— START Stored data —

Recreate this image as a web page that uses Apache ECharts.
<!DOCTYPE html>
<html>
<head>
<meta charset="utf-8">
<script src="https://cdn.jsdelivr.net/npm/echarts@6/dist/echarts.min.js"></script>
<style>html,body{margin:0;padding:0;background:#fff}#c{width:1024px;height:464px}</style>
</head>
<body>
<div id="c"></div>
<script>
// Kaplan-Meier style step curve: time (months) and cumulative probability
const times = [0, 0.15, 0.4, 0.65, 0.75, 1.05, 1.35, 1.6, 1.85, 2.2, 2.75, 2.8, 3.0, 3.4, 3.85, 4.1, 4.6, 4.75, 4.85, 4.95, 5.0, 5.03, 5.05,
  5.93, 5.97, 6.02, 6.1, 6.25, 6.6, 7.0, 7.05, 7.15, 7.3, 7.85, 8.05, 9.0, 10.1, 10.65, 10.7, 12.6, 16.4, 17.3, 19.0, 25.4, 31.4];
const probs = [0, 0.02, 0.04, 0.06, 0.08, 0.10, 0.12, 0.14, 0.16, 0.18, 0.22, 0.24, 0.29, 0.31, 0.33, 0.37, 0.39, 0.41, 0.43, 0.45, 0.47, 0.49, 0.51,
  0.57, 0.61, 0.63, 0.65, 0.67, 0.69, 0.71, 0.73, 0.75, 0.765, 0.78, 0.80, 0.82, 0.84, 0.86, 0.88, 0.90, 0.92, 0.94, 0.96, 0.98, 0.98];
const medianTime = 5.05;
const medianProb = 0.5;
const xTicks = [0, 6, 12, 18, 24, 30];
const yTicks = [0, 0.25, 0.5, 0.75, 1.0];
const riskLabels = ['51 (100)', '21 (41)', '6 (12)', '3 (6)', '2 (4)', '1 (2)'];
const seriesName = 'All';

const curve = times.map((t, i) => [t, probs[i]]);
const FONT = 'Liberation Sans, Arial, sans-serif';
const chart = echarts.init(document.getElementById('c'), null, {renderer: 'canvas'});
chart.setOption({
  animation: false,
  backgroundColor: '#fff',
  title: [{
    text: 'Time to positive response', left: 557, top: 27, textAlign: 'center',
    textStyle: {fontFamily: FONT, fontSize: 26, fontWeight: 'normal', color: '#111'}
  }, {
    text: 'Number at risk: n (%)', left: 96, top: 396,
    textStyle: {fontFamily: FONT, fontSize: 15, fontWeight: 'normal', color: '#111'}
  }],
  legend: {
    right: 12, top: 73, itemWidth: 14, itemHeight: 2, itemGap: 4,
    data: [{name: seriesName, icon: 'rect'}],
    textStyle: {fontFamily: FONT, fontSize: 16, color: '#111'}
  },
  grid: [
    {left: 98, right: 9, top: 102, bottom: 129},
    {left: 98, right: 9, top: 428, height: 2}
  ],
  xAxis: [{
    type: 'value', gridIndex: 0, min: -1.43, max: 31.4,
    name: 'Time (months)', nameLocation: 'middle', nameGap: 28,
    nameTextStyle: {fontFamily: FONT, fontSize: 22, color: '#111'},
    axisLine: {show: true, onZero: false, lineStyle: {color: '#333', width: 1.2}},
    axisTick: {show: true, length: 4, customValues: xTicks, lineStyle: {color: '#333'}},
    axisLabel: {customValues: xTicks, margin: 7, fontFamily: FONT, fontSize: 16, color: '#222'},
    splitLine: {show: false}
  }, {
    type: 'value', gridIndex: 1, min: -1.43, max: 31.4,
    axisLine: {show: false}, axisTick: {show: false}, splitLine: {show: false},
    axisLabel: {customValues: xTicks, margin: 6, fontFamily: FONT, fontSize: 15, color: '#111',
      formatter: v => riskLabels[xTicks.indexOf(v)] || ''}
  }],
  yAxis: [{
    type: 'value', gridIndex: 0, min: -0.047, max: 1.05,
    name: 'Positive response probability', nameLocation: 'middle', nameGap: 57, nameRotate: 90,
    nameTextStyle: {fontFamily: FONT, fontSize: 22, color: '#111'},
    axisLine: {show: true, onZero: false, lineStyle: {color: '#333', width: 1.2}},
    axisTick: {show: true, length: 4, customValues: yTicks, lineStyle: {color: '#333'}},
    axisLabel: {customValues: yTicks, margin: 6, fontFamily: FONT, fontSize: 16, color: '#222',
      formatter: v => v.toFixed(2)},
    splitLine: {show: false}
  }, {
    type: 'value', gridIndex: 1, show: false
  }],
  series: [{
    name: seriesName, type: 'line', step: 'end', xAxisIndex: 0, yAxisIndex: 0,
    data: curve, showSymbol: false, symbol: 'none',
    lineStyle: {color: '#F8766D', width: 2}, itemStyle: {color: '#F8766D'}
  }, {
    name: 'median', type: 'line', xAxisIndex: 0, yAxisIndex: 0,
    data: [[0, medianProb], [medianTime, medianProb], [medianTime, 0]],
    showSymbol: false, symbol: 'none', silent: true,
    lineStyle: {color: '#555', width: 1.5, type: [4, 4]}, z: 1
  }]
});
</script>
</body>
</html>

— END Stored data —

Set task: Copy out the whole listing exactly; please set it all down.

Response below:
Recreate this image as a web page that uses Apache ECharts.
<!DOCTYPE html>
<html>
<head>
<meta charset="utf-8">
<script src="https://cdn.jsdelivr.net/npm/echarts@6/dist/echarts.min.js"></script>
<style>html,body{margin:0;padding:0;background:#fff}#c{width:1024px;height:464px}</style>
</head>
<body>
<div id="c"></div>
<script>
// Kaplan-Meier style step curve: time (months) and cumulative probability
const times = [0, 0.15, 0.4, 0.65, 0.75, 1.05, 1.35, 1.6, 1.85, 2.2, 2.75, 2.8, 3.0, 3.4, 3.85, 4.1, 4.6, 4.75, 4.85, 4.95, 5.0, 5.03, 5.05,
  5.93, 5.97, 6.02, 6.1, 6.25, 6.6, 7.0, 7.05, 7.15, 7.3, 7.85, 8.05, 9.0, 10.1, 10.65, 10.7, 12.6, 16.4, 17.3, 19.0, 25.4, 31.4];
const probs = [0, 0.02, 0.04, 0.06, 0.08, 0.10, 0.12, 0.14, 0.16, 0.18, 0.22, 0.24, 0.29, 0.31, 0.33, 0.37, 0.39, 0.41, 0.43, 0.45, 0.47, 0.49, 0.51,
  0.57, 0.61, 0.63, 0.65, 0.67, 0.69, 0.71, 0.73, 0.75, 0.765, 0.78, 0.80, 0.82, 0.84, 0.86, 0.88, 0.90, 0.92, 0.94, 0.96, 0.98, 0.98];
const medianTime = 5.05;
const medianProb = 0.5;
const xTicks = [0, 6, 12, 18, 24, 30];
const yTicks = [0, 0.25, 0.5, 0.75, 1.0];
const riskLabels = ['51 (100)', '21 (41)', '6 (12)', '3 (6)', '2 (4)', '1 (2)'];
const seriesName = 'All';

const curve = times.map((t, i) => [t, probs[i]]);
const FONT = 'Liberation Sans, Arial, sans-serif';
const chart = echarts.init(document.getElementById('c'), null, {renderer: 'canvas'});
chart.setOption({
  animation: false,
  backgroundColor: '#fff',
  title: [{
    text: 'Time to positive response', left: 557, top: 27, textAlign: 'center',
    textStyle: {fontFamily: FONT, fontSize: 26, fontWeight: 'normal', color: '#111'}
  }, {
    text: 'Number at risk: n (%)', left: 96, top: 396,
    textStyle: {fontFamily: FONT, fontSize: 15, fontWeight: 'normal', color: '#111'}
  }],
  legend: {
    right: 12, top: 73, itemWidth: 14, itemHeight: 2, itemGap: 4,
    data: [{name: seriesName, icon: 'rect'}],
    textStyle: {fontFamily: FONT, fontSize: 16, color: '#111'}
  },
  grid: [
    {left: 98, right: 9, top: 102, bottom: 129},
    {left: 98, right: 9, top: 428, height: 2}
  ],
  xAxis: [{
    type: 'value', gridIndex: 0, min: -1.43, max: 31.4,
    name: 'Time (months)', nameLocation: 'middle', nameGap: 28,
    nameTextStyle: {fontFamily: FONT, fontSize: 22, color: '#111'},
    axisLine: {show: true, onZero: false, lineStyle: {color: '#333', width: 1.2}},
    axisTick: {show: true, length: 4, customValues: xTicks, lineStyle: {color: '#333'}},
    axisLabel: {customValues: xTicks, margin: 7, fontFamily: FONT, fontSize: 16, color: '#222'},
    splitLine: {show: false}
  }, {
    type: 'value', gridIndex: 1, min: -1.43, max: 31.4,
    axisLine: {show: false}, axisTick: {show: false}, splitLine: {show: false},
    axisLabel: {customValues: xTicks, margin: 6, fontFamily: FONT, fontSize: 15, color: '#111',
      formatter: v => riskLabels[xTicks.indexOf(v)] || ''}
  }],
  yAxis: [{
    type: 'value', gridIndex: 0, min: -0.047, max: 1.05,
    name: 'Positive response probability', nameLocation: 'middle', nameGap: 57, nameRotate: 90,
    nameTextStyle: {fontFamily: FONT, fontSize: 22, color: '#111'},
    axisLine: {show: true, onZero: false, lineStyle: {color: '#333', width: 1.2}},
    axisTick: {show: true, length: 4, customValues: yTicks, lineStyle: {color: '#333'}},
    axisLabel: {customValues: yTicks, margin: 6, fontFamily: FONT, fontSize: 16, color: '#222',
      formatter: v => v.toFixed(2)},
    splitLine: {show: false}
  }, {
    type: 'value', gridIndex: 1, show: false
  }],
  series: [{
    name: seriesName, type: 'line', step: 'end', xAxisIndex: 0, yAxisIndex: 0,
    data: curve, showSymbol: false, symbol: 'none',
    lineStyle: {color: '#F8766D', width: 2}, itemStyle: {color: '#F8766D'}
  }, {
    name: 'median', type: 'line', xAxisIndex: 0, yAxisIndex: 0,
    data: [[0, medianProb], [medianTime, medianProb], [medianTime, 0]],
    showSymbol: false, symbol: 'none', silent: true,
    lineStyle: {color: '#555', width: 1.5, type: [4, 4]}, z: 1
  }]
});
</script>
</body>
</html>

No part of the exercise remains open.